Besitzer von Imbissbuden haben in der Vergangenheit nicht nur Erfahrungen mit Betriebsprüfungen, sondern auch Erfahrungen mit Steuerfahndern sammeln dürfen. Der Grund liegt in der Regelungswut auf steuerrechtlichem Gebiet. Während der Verzehr von Speisen an Ort und Stelle mit 19 % Umsatzsteuer zu versteuern ist, ist der Verkauf der gleichen Ware zum Verzehr außer Haus mit dem ermäßigten Steuersatz von 7 % zu belegen. Diese den Kunden an der Imbissbude sicher nicht einleuchtende Differenzierung hat in der Praxis aber eine große Relevanz: Denn der Preis für eine Currywurst ist immer gleich, egal ob der Kunde die Wurst an Ort und Stelle oder erst zu Hause verspeist. Die erhebliche Differenz zwischen dem Regelsteuersatz und dem ermäßigten Steuersatz macht es für die Betreiber der Imbissbuden attraktiv, mehr Currywürste außer Haus zu verkaufen als solche, die an Ort und Stelle verzehrt werden. Entsprechend erbittert wurde und wird in vielen Betriebsprüfungen um dieses Thema gerungen. Häufig erfolgten „Testkäufe“ von Angehörigen der Finanzverwaltung, um Imbissbudenbesitzern Steuerhinterziehung nachweisen zu können.
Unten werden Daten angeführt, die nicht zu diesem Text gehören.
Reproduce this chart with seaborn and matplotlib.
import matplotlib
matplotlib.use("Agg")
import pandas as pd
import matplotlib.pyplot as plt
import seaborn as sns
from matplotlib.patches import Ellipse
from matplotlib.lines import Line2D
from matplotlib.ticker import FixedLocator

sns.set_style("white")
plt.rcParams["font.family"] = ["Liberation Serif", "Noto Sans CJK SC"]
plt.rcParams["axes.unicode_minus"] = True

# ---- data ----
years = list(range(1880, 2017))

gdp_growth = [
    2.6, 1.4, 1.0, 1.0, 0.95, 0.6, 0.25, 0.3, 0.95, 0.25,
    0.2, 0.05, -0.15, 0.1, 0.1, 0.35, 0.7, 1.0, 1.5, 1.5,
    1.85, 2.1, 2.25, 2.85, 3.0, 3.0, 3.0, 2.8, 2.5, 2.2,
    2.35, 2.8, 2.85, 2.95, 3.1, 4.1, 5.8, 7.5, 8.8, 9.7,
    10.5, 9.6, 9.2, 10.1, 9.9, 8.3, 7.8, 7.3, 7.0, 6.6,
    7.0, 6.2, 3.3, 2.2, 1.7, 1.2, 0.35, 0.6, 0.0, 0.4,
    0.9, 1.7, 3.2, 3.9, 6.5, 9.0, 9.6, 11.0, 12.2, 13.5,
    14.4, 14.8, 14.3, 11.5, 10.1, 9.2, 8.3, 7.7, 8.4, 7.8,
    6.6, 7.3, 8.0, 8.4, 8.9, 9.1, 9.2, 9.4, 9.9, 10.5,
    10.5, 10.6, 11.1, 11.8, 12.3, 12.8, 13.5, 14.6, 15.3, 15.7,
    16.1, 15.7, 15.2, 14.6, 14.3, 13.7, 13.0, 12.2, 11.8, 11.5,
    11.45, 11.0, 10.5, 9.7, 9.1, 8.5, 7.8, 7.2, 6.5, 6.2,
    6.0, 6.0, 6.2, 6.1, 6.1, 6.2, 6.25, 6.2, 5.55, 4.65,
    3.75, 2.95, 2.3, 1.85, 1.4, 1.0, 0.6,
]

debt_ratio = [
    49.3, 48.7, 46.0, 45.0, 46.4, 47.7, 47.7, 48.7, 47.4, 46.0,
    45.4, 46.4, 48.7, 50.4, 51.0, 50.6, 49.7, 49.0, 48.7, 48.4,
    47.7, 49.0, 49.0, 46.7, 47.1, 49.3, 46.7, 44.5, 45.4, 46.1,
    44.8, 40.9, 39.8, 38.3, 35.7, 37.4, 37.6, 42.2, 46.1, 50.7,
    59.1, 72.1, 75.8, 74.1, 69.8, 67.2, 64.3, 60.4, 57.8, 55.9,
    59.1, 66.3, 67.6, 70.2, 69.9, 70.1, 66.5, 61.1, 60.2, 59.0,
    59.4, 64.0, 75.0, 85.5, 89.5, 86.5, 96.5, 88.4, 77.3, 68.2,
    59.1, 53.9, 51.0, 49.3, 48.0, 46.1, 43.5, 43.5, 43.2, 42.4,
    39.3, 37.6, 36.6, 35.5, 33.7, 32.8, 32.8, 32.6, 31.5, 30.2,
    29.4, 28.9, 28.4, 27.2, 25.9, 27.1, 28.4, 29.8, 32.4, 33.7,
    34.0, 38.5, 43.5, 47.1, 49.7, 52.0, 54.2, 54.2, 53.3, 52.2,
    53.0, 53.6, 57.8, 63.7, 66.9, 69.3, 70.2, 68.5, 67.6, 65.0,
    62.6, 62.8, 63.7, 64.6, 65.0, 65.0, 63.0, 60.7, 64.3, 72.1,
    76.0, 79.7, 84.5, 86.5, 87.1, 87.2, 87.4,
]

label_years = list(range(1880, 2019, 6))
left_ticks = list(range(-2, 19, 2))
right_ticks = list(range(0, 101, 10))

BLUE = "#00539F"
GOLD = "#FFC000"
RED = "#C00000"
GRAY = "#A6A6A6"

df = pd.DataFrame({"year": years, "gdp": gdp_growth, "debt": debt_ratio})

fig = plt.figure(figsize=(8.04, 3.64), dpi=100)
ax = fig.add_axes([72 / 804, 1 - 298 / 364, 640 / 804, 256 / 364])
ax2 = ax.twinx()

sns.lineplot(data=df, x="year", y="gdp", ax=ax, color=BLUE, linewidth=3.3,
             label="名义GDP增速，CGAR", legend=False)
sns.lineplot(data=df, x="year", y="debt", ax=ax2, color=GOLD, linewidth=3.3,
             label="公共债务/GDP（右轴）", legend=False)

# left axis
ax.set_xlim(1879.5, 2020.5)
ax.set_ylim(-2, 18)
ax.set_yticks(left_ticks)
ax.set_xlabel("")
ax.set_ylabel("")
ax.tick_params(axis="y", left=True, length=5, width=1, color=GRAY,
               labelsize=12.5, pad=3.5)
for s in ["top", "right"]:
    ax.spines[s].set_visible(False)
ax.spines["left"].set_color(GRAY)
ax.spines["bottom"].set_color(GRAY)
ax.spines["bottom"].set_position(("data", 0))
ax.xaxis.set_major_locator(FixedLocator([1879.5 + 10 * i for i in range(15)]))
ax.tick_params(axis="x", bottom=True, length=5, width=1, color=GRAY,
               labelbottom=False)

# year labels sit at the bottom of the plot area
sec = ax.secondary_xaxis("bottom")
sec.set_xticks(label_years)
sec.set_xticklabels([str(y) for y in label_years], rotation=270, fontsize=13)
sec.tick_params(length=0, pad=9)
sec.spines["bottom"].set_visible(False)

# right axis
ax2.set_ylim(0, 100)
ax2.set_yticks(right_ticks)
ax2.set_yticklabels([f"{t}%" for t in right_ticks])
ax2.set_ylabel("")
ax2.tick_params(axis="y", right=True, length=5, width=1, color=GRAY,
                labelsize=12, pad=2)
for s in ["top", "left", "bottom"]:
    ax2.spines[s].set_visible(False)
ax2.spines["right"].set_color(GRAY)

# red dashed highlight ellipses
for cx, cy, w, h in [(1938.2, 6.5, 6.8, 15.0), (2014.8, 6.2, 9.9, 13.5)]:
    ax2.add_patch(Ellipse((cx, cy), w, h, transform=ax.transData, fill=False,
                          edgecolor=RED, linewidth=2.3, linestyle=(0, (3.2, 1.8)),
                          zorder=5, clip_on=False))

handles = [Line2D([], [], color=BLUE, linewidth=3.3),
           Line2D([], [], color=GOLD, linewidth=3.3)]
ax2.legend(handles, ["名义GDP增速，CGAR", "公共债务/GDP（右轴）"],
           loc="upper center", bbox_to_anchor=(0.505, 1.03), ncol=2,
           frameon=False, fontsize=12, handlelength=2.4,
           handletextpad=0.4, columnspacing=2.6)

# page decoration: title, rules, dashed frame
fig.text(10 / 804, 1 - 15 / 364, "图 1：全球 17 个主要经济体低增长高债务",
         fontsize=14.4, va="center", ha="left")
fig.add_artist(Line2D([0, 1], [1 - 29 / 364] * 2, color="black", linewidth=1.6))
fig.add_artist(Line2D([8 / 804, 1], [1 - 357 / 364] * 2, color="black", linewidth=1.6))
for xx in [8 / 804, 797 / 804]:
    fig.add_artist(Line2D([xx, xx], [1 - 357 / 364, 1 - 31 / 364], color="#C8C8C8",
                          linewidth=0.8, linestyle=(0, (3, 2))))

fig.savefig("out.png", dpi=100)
Rettung in dieser vertrackten Situation versprach eine Entscheidung des Bundesfinanzhofes (BFH) aus August 2011. Die Richter am BFH hatten mit den Imbissbudenbesitzern ein Einsehen. Sie entschieden, dass der ermäßigte Steuersatz nicht nur dann zur Anwendung kommt, wenn die Speisen tatsächlich vom Kunden nach Hause getragen werden. Der ermäßigte Steuersatz von 7 % kommt nach der höchstrichterlichen Entscheidung auch dann zur Anwendung, wenn „einfach oder ähnlich standardisiert“ zubereitete Speisen nur an „behelfsmäßigen Verzehrvorrichtungen“ wie zum Beispiel „Ablagebrettern“ gegessen werden. Stellte der Imbissbudenbesitzer aber z.B. einen Tisch und „Sitzgelegenheiten“ bereit, war weiterhin der volle Steuersatz von 19 % fällig. Und die Ausnahme von der Ausnahme nach dem BFH: Verzehrvorrichtungen Dritter, wie z.B. Tische und Bänke eines Standnachbarn, seien nicht dem Imbissbudenbesitzer zuzurechnen, auch wenn diese Einrichtungen im Interesse des Imbissbudenbesitzers zur Verfügung gestellt würden. In diesem Fall gilt also als Ausnahme von der Ausnahme auch der ermäßigte Umsatzsteuersatz von 7 %.
Wer aber gedacht hätte, dass mit der Entscheidung des BFH Ruhe an der Imbissbudenfront eingekehrt wäre, der sah sich getäuscht. Der Streit zwischen Steuerpflichtigem und Fiskus ging jetzt nicht um die Frage des „Verzehrs außer Haus“, sondern um die Frage, was denn „behelfsmäßige Verzehrvorrichtungen“ sind. Die alten Abgrenzungsfragen waren gelöst, es taten sich dafür aber neue auf. Diese Fragen sind offensichtlich so virulent, dass nach Zeitungsberichten Bund und Länder einheitliche Regelungen erlassen möchten. Der Laie staunt, der Fachmann wundert sich: Die Abgrenzungen wären nicht erforderlich, gäbe es nur einen einheitlichen Umsatzsteuersatz.
Eins aber ist sicher: Die Currywurst ficht das nicht an.